Huntley's company commander, Capt. Mason Ward, described him as a genuine leader who commanded respect from all he encountered. During the memorial, he shared a story about the Soldier's appearance in an electronic application Ward downloaded for the iPad he purchased just a few weeks before Huntley's death. In the video, titled, "Army Values," Huntley speaks about a particular mission during his deployment to Iraq in 2005. On that day, Huntley was supporting the first free Iraqi election when his platoon leader was shot and killed by an enemy sniper.

"He discussed the anger and difficulty associated with handling the loss as he was a respected man and leader," Ward said.

Within 36 hours of Huntley's platoon leader's death, the same platoon received intelligence on the location of the enemy sniper with the mission to kill or capture him.
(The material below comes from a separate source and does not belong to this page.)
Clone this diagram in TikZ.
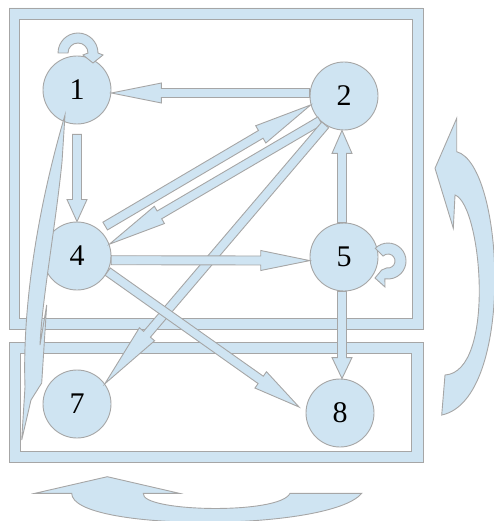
\documentclass[tikz,border=0pt]{standalone}
\usepackage{fontspec}
\setmainfont{Liberation Serif}
\usetikzlibrary{calc}
\definecolor{blkfill}{HTML}{CFE4F2}
\definecolor{blkline}{HTML}{A6A6A6}
\tikzset{
  blk/.style={fill=blkfill, draw=blkline, line width=0.9pt},
  vtx/.style={circle, blk, minimum size=68pt, inner sep=0pt, font=\fontsize{30}{36}\selectfont},
}
% straight block arrow: [head length]{start}{tip}
\newcommand{\blkarrow}[3][50]{%
  \coordinate (ta) at (#2);
  \coordinate (tb) at (#3);
  \coordinate (th) at ($(tb)!#1pt!(ta)$);
  \filldraw[blk] ($(ta)!4.5pt!90:(tb)$) -- ($(th)!4.5pt!90:(tb)$) -- ($(th)!10pt!90:(tb)$) -- (tb)
    -- ($(th)!10pt!-90:(tb)$) -- ($(th)!4.5pt!-90:(tb)$) -- ($(ta)!4.5pt!-90:(tb)$) -- cycle;}

\begin{document}
\begin{tikzpicture}[x=1pt,y=-1pt]
\useasboundingbox (0,0) rectangle (494,521);
\clip (0,0) rectangle (494,521);
\filldraw[blk,even odd rule] (9,8) rectangle (423,329) (19,19) rectangle (412,318);
\filldraw[blk,even odd rule] (9,342) rectangle (423,462) (20,353) rectangle (411,451);

\node[vtx] (n1) at (77,90) {1};
\node[vtx] (n2) at (344,96) {2};
\node[vtx] (n4) at (77,256) {4};
\node[vtx] (n5) at (344,257) {5};
\node[vtx] (n7) at (77,404) {7};
\node[vtx] (n8) at (340,413) {8};

\blkarrow[50]{n2.175}{n1.-5}
\blkarrow[22]{$(n1.south)+(0,10)$}{n4.north}
\blkarrow[58]{$(n4.50)!7pt!(n2.195)$}{n2.195}
\blkarrow[58]{n2.226}{n4.20}
\blkarrow[65]{n2.237}{n7.36}
\blkarrow[49]{n4.-7}{n5.186}
\blkarrow[47]{n4.-27}{$(n8.170)+(-7,0)$}
\blkarrow[23]{$(n5.north)+(-2,0)$}{$(n2.south)+(-2,0)$}
\blkarrow[21]{$(n5.south)+(-2,0)$}{$(n8.north)+(2,0)$}

\begin{scope}[shift={(n1)}]
\filldraw[blk] (-19,-37) arc[start angle=180, end angle=360, radius=20] -- (26,-35) -- (16,-27) -- (6,-35)
  -- (11,-37) arc[start angle=360, end angle=180, radius=10] -- cycle;
\end{scope}
\filldraw[blk] (375.3,248.3) arc[start angle=225, end angle=460, radius=18] -- (385,287) -- (375,278) -- (381.7,270)
  -- ($(388,261)+(100:7)$) arc[start angle=460, end angle=225, radius=7] -- cycle;

\filldraw[blk] (65,115) -- (62,162) .. controls (55,230) and (42,300) .. (40,345) -- (46.7,305) -- (41.7,383)
  -- (31,400) -- (21.7,440) -- (25,387) .. controls (22,300) and (40,200) .. (65,115) -- cycle;

\filldraw[blk] (456.7,118.3) -- (435,168.3) -- (453.3,228.3) -- (455,195) .. controls (482,205) and (496,372) .. (445,375)
  -- (441.7,415) .. controls (515,400) and (505,165) .. (456.7,151.7) -- cycle;
\filldraw[blk] (107.3,476.7) -- (35,493.3) -- (71.7,493.3) .. controls (71.7,532) and (330,532) .. (361.7,493.3)
  -- (290,493.3) .. controls (280,515) and (140,512) .. (143.3,493.3) -- (179.3,493.3) -- cycle;
\end{tikzpicture}
\end{document}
"It was a difficult mission to accept, knowing the emotions tied to their recent loss," Ward said. "The bulk of the discussion on integrity lies in the thoughts of anger, remorse and passion for the platoon leader being killed and facing that insurgent again."

Huntley, showing extreme maturity, discussed the team's commitment to doing the right thing and treating the enemy in accordance with the laws of warfare despite the strong emotions they felt. The suspect was captured, and six months later he was found guilty in an Iraqi court. Ward said that Huntley's comments about the platoon's handling of the detainee spoke volumes about the Soldier's integrity and commitment to his country.

"(Huntley) said, ‘I have a duty to my country, my Family and the memory of my platoon leader to do the right thing at all times,'" Ward quoted. "Sergeant First Class Huntley lived his life with integrity and set the example for all of us to follow, and obviously the Army recognized this well before many of us had the pleasure to know him."

Staff Sergeant Lukas Graves, described him as a leader who wanted to spend as much time as possible with his Soldiers and who never hesitated to praise them for their hard work. Graves recounted a recent difficult after-action review during NTC that left several of the Soldiers feeling down.

Huntley went out of his way and brought the platoon together to tell him how proud of them he was.

"This was not an uncommon event with (Sgt. 1st Class) Huntley," Graves said. "He truly believed that his Soldiers were not told this enough."

Graves also remembered Huntley as a man with an irrational fondness for banana taffy. The former drill sergeant kept a large bowl of it on his desk and was known to share with anyone who came in his office.

"I don't know how or where he got that banana Laffy taffy, but I was always offered one ... And when I didn't want one, he would throw it at me," Graves chuckled through tears.

"He was a man intently serious about life, but also very serious with a smile," said Chaplain (Capt.) Jeremy Rhoades.

The chaplain acknowledged it was difficult to make sense of Huntley's death, but assured friends and Family that healing will come with time. He encouraged them to keep taking every opportunity to commemorate his life by sharing stories.

"May we not forsake his name, may we share in his stories and may we celebrate his life," Rhoades said.


Sergeant 1st Class Patrick Huntley was born in Portland, Ore., March 15, 1980. He enlisted in the Army in 1998 and attended Infantry One Station Unit Training at Fort Benning, Ga. He served as an infantryman in 2nd Battalion, 75th Ranger Regiment, and 1st Brigade, 25th Infantry Division at Fort Lewis. He served with the 2nd Stryker Cavalry Regiment in Germany, and most recently as a drill sergeant at Fort Benning, Ga., before arriving in August at JBLM for his current assignment with 2-1 Inf., 2nd Bde., 2nd Inf. Div.

Huntley deployed to Iraq in support of Operation Iraqi Freedom twice, from October 2004 to October 2005 and September 2007 to November 2008.

He is survived by his wife, Crystal, and children, Savannah, Sterling and Sophia. His awards and decorations include the Bronze Star Medal, Purple Heart, Army Commendation Medal (three awards), Army Achievement Medal (three awards), Valorous Unit Award, Army Good Conduct Medal (four awards), National Defense Service Medal, Iraq Campaign Medal, Global War on Terrorism Expeditionary Medal, Global War on Terrorism Service Medal, Combat Infantryman Badge, Expert Infantryman Badge, Parachutist Badge and Air Assault Badge.